Page last updated: May 13, 2026
UO's Financial Outlook
In light of significant economic and demographic uncertainty, it has never been more important to exercise prudent fiscal stewardship and to carefully weigh both costs and investments needed to operate a leading public university. Over the past several fiscal years, the University of Oregon has been navigating imbalances in its operating budget. In 2025, after state appropriations, incoming enrollment and labor contracts had been settled, projections showed the growth in expenses would continue to outpace revenues on an ongoing basis. Because of this, the university took corrective action to address a structural deficit.
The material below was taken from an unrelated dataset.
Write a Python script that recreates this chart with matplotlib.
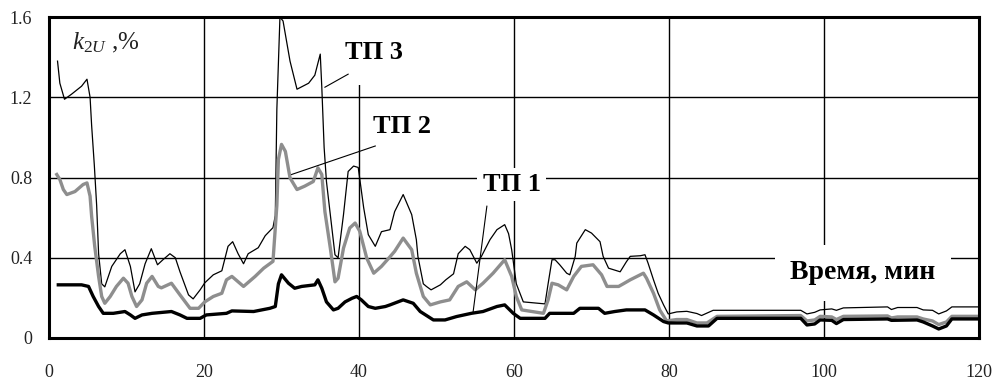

The University of Oregon, like many public employers in Oregon is also facing dramatic increases in state-mandated retirement (PERS) costs as well as increases in healthcare programs, insurance and utilities costs. All of which are rising at a faster pace than net tuition revenue. During the current 2025-27 biennium, school districts and colleges will pay $565 million more into the state-mandated pension program, compared with the previous biennium. Major school districts, cities and other Oregon public universities have completed or are in the process of making structural budget reductions as expenses, including benefits costs, outpace revenue growth.
As we take steps toward a more secure future, we must balance the needs of faculty, staff, students, and other stakeholders while making critical investments required to remain a leading public university.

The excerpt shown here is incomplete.